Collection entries
_ _ _ _

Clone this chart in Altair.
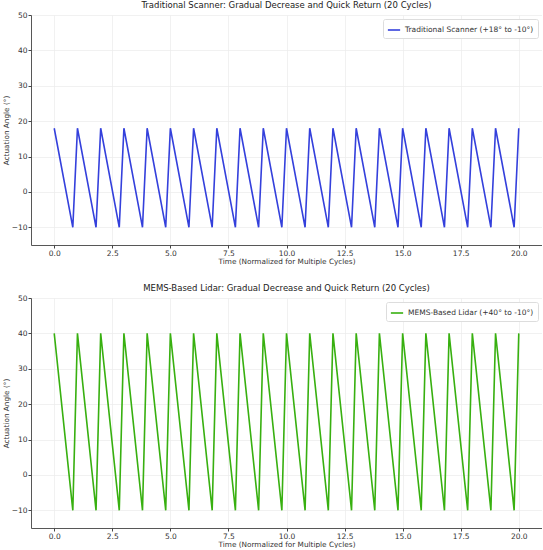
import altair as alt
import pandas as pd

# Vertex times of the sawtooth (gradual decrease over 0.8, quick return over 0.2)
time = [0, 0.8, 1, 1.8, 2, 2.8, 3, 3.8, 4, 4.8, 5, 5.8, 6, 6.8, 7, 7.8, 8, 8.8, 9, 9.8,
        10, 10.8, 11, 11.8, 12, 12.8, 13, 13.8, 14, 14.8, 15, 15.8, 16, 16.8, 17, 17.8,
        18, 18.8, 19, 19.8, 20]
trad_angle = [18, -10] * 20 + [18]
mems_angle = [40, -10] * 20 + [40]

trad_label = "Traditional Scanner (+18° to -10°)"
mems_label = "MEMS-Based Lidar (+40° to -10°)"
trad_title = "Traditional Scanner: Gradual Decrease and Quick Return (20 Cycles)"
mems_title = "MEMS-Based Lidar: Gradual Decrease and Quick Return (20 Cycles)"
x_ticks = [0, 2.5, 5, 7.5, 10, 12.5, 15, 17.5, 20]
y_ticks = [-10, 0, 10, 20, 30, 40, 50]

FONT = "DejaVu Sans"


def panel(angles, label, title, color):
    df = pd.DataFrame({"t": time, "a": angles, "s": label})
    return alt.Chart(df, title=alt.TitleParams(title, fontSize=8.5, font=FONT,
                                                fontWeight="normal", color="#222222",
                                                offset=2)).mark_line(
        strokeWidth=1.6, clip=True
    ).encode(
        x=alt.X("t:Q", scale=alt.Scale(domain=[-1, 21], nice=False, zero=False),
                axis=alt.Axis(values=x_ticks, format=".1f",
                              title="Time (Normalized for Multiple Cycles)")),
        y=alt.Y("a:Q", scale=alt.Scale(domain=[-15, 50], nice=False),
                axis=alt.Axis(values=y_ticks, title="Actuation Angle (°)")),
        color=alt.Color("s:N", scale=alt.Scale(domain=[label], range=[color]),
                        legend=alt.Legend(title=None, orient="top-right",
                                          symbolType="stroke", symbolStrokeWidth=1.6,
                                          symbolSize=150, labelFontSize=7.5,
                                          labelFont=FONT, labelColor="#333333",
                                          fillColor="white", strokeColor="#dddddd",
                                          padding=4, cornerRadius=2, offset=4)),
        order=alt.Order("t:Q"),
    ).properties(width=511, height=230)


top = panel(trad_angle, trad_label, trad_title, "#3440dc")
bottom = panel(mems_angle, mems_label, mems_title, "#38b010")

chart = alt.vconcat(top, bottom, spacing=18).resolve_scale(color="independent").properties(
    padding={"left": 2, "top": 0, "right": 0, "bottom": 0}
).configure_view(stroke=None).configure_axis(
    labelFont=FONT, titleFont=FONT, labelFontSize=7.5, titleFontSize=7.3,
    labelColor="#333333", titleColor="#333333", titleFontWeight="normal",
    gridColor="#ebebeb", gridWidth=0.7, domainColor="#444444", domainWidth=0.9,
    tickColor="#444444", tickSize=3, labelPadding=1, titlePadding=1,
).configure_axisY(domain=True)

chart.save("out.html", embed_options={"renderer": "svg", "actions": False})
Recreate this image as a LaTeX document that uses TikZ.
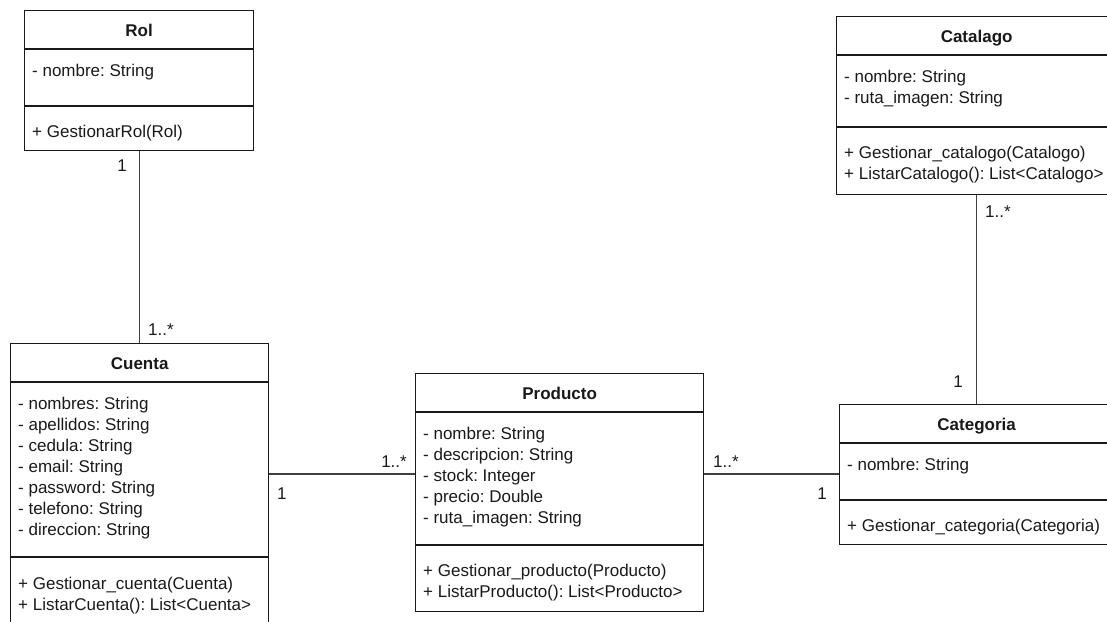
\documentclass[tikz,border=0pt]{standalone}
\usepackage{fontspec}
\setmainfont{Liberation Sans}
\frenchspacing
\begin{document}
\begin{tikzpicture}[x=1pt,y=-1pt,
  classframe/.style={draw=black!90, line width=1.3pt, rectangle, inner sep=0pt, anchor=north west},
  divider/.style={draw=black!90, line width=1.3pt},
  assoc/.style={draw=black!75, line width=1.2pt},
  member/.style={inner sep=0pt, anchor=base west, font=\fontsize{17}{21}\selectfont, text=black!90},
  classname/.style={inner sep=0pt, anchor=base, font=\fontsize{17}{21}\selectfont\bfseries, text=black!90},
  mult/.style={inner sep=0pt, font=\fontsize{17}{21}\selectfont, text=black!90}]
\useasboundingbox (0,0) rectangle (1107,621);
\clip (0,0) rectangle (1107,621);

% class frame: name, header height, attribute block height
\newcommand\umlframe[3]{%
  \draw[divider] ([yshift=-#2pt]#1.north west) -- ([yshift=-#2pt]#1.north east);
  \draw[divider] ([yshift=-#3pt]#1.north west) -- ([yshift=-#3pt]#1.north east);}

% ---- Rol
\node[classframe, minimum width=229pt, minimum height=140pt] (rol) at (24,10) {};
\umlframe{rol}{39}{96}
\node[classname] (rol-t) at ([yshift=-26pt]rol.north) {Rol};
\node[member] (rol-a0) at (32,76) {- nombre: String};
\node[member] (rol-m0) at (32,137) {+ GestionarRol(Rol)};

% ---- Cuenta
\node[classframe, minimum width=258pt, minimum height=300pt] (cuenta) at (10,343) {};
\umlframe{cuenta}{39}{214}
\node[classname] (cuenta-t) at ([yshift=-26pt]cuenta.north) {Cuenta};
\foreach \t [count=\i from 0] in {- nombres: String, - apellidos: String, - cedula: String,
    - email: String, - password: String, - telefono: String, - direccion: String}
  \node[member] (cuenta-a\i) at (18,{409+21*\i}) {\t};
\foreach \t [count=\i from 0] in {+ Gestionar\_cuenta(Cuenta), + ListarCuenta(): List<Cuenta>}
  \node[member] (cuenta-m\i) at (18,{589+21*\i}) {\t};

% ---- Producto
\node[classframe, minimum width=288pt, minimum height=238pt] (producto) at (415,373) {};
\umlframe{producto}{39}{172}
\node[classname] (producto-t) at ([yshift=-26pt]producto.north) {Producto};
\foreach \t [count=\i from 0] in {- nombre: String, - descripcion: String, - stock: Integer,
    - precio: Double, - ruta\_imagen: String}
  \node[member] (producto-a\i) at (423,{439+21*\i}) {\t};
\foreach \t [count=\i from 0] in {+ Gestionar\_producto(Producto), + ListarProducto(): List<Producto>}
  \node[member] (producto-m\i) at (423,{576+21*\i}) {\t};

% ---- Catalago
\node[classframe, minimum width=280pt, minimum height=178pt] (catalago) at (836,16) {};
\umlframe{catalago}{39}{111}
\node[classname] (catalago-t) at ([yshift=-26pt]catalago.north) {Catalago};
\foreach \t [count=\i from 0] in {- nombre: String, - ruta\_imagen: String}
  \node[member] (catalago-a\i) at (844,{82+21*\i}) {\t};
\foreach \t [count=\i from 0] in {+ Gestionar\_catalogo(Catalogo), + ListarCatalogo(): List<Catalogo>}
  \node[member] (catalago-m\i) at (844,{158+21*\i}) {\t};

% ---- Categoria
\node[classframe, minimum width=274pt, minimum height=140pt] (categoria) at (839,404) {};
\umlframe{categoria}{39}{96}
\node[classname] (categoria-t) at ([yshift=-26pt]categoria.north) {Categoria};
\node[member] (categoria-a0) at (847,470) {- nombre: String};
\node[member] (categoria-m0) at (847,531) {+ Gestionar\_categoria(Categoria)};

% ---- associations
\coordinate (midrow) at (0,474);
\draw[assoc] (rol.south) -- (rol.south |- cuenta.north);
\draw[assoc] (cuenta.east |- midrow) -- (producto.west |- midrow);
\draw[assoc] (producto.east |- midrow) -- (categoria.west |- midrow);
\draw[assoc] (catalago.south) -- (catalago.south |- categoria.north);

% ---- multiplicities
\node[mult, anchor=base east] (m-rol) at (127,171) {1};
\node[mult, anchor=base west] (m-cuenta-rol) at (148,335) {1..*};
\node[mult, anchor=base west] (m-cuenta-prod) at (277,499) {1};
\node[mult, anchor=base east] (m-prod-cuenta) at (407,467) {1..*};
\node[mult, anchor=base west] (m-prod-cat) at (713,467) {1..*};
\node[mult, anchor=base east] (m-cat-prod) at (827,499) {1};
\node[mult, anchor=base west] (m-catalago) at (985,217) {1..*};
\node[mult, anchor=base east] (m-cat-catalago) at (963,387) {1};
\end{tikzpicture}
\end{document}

_ _ _ _

What the exercise asks:
Return the lines exactly as they stand, from the start of the entries through the line holding "import pandas as pd"; omit the pictures.

Expected answer:
Clone this chart in Altair.
import altair as alt
import pandas as pd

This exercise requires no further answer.